Application Templates: Onboard a New Tenant Without Adding Apps One at a Time

Onboarding a new client tenant into Pckgr has always meant a bit of repetitive setup. You add each application to the library, then configure it for every one of them. That means setting the install and update behaviour, the PSADT settings, and everything else that makes the app deploy the way you want. If your standard build is fifteen or twenty apps, that is fifteen or twenty rounds of the same configuration, repeated for every new tenant you bring on.

We have just shipped a feature that takes that repetition away. Application Templates let you bundle a set of apps and their deployment settings into a single reusable template. Build it once, then deploy the whole bundle to a new tenant in a couple of clicks.

Here is how it works.

Creating a template

You start by giving the template a name and a short description. The description is just there to remind you what the template is for, so use whatever makes sense to you later.

Creating a new template called “Base Applications

In our demo we have called ours “Base Applications” with the description “Deployed to all new Intune Tenants”. Click Create template and you have an empty template ready to fill.

Adding your configured apps

This is the part that saves the most time. Rather than configuring every app from scratch, you pull in apps you have already set up in an existing tenant, along with their deployment settings.

Under Add a configured app, choose a tenant you have already configured, then pick the apps you want from the dropdown. Each app comes across with its existing settings attached, so an app you have set to Update Only mode arrives in the template that way, not as a fresh install.

Selecting configured apps from an existing tenant to add to the template.

You can mix and match as much as you like. Add 7-Zip, Chrome, Edge, Acrobat Reader, and whatever else makes up your standard build, then click Add to template for each. Every app keeps the install and update behaviour, the PSADT settings, and everything else you already dialled in.

Note: Because the template borrows settings from a tenant you have already configured, it is worth setting up one “reference” tenant carefully and using it as the source for your templates.

Deploying the template to a new tenant

When a new tenant comes on board, go to their app library and open the Add Application popup. Down the bottom you will find Deploy template.

The Deploy template button sits at the bottom of the Add Application popup.

Pckgr then asks which tenant you are deploying to and shows every app in the template, all ticked by default. If there is something you do not want for this particular client, just untick it.
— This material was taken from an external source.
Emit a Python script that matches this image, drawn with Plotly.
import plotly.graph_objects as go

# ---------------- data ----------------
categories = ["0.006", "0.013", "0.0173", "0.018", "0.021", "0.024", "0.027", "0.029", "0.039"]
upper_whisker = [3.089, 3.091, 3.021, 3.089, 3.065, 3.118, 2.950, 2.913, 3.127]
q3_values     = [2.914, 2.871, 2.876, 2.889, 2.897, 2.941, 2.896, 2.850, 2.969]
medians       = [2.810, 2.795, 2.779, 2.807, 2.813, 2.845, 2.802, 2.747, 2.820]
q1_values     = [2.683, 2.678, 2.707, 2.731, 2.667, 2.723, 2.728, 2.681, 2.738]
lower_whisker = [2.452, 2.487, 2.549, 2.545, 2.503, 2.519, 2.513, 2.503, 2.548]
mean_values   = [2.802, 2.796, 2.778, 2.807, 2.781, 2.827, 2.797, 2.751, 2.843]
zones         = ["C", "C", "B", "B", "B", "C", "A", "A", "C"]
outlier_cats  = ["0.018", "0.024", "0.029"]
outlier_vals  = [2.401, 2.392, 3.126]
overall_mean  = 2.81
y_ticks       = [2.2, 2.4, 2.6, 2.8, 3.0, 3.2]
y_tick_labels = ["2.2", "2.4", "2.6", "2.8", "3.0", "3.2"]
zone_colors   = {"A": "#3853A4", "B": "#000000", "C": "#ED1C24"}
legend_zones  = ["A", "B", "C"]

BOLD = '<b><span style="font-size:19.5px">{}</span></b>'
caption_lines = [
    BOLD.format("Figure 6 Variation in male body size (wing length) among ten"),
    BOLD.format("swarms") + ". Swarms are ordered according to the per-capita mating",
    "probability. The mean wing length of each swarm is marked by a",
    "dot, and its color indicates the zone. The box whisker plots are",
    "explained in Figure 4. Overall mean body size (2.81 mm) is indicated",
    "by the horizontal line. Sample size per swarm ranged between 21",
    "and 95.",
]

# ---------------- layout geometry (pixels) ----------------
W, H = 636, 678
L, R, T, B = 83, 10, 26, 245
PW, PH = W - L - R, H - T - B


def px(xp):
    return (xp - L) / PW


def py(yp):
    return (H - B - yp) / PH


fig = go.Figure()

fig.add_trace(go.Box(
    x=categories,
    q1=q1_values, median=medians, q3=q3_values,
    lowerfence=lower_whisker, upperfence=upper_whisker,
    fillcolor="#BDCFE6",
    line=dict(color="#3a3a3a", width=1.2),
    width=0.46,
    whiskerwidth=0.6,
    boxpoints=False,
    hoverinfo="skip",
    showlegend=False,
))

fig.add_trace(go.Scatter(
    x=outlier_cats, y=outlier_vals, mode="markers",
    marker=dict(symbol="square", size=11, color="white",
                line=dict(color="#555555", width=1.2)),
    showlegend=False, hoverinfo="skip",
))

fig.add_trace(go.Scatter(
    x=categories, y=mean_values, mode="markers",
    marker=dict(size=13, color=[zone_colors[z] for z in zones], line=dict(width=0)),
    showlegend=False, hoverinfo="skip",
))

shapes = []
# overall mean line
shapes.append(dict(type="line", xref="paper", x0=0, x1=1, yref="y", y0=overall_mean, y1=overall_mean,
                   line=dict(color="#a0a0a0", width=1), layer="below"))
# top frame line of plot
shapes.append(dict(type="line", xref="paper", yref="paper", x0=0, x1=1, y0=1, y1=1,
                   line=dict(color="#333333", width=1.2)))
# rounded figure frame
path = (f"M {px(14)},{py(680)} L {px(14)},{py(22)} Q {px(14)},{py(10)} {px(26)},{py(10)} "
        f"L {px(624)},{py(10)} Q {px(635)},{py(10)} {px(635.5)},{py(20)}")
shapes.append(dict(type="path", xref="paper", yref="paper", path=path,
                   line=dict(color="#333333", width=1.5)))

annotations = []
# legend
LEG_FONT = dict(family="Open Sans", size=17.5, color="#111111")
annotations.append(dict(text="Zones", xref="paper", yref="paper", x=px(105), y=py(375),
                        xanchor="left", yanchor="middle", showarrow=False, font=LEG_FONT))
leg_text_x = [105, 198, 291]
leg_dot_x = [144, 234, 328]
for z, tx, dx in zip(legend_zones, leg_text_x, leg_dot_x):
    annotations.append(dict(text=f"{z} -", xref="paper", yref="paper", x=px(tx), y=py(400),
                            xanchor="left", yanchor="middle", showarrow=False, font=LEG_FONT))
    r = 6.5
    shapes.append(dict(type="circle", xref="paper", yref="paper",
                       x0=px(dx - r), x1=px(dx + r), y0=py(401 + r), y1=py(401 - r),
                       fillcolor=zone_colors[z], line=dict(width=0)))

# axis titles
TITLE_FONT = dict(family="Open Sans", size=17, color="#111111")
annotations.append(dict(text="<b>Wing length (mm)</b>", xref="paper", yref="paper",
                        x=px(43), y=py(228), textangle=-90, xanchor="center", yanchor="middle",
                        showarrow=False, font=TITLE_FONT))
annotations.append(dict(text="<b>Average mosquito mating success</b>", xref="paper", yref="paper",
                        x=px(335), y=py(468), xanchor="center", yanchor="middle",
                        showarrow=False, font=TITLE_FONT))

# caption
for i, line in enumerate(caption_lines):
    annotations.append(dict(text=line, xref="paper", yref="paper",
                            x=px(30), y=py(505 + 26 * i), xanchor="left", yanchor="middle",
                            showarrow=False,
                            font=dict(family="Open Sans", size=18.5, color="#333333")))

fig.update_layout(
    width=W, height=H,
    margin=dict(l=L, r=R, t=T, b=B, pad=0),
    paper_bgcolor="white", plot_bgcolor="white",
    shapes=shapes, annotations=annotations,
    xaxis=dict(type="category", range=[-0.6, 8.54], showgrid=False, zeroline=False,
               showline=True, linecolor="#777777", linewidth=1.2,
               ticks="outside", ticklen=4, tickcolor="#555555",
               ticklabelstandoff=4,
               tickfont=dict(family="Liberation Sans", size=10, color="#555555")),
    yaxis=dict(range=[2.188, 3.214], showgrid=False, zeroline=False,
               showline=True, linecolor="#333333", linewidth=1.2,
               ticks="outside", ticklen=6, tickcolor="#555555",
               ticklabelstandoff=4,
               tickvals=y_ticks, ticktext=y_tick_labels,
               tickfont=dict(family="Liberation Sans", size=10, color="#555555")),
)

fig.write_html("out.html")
Everything else goes across.

All template apps are selected by default. Untick any you want to exclude.

Click Deploy and Pckgr creates an editable deployment for each app in the target tenant.

What lands in the new tenant

Once the template has been deployed, every app shows up in the tenant’s application list with a status of Awaiting Deployment. The Update Only variants come through as their own entries, exactly as you configured them in the template.
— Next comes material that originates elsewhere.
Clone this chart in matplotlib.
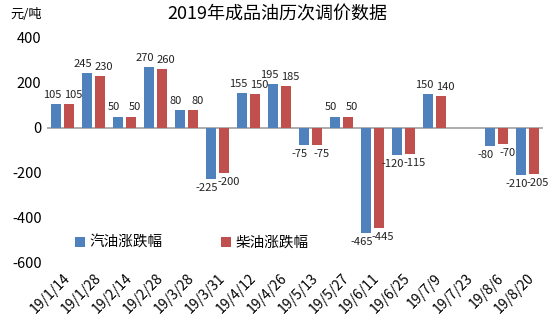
import numpy as np
import matplotlib.pyplot as plt

plt.rcParams['font.family'] = ['Noto Sans CJK SC', 'DejaVu Sans']

# data
dates = ["19/1/14", "19/1/28", "19/2/14", "19/2/28", "19/3/28", "19/3/31",
         "19/4/12", "19/4/26", "19/5/13", "19/5/27", "19/6/11", "19/6/25",
         "19/7/9", "19/7/23", "19/8/6", "19/8/20"]
gasoline = [105, 245, 50, 270, 80, -225, 155, 195, -75, 50, -465, -120,
            150, np.nan, -80, -210]
diesel = [105, 230, 50, 260, 80, -200, 150, 185, -75, 50, -445, -115,
          140, np.nan, -70, -205]
yticks = [-600, -400, -200, 0, 200, 400]

blue = "#4F81BD"
red = "#C0504D"

fig = plt.figure(figsize=(5.54, 3.32), dpi=100)
ax = fig.add_axes([0.085, 0.208, 0.895, 0.678])

x = np.arange(len(dates))
w = 0.34
b1 = ax.bar(x - 0.21, gasoline, w, color=blue, label="汽油涨跌幅")
b2 = ax.bar(x + 0.21, diesel, w, color=red, label="柴油涨跌幅")

# value labels above/below each bar, pushed apart a little
for bars, vals, dx in ((b1, gasoline, -3), (b2, diesel, 3)):
    for rect, v in zip(bars, vals):
        if np.isnan(v):
            continue
        cx = rect.get_x() + rect.get_width() / 2
        off = 3 if v >= 0 else -3
        ax.annotate(f"{v:g}", (cx, v), xytext=(dx, off), textcoords="offset points",
                    ha="center", va="bottom" if v >= 0 else "top",
                    fontsize=8, color="#222222")

ax.set_xlim(-0.5, len(dates) - 0.5)
ax.set_ylim(-600, 400)
ax.set_yticks(yticks)
ax.set_yticklabels([str(t) for t in yticks], fontsize=10.5)
ax.set_xticks(x)
ax.set_xticklabels(dates, rotation=45, ha="right", rotation_mode="anchor",
                   fontsize=10)
ax.tick_params(axis="both", length=0, pad=4)
ax.tick_params(axis="x", pad=6)
for s in ["top", "right", "left", "bottom"]:
    ax.spines[s].set_visible(False)
ax.axhline(0, color="#A0A0A0", lw=1.2, zorder=0)

fig.text(0.5, 0.955, "2019年成品油历次调价数据", ha="center", va="center",
         fontsize=13)
fig.text(0.018, 0.955, "元/吨", ha="left", va="center", fontsize=9.5)

ax.legend(loc="lower left", bbox_to_anchor=(0.03, 0.0), ncol=2, frameon=False,
          fontsize=10.5, handlelength=0.7, handleheight=0.7, columnspacing=4,
          handletextpad=0.3)

fig.savefig("out.png", dpi=100)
The full app set lands in the new tenant, ready for a final deploy.

From here the apps behave like any other deployment in Pckgr. They are fully editable, so you can tweak anything for this specific tenant before pushing it live. Nothing is locked just because it came from a template.

That is the whole point. Set your standard build up once, and every new tenant gets the same apps with the same settings, without you clicking through the configuration screens again.

Try it out

Application Templates are live now in Pckgr for Intune. If you manage more than one tenant, this is the quickest way to get a new one to a consistent baseline.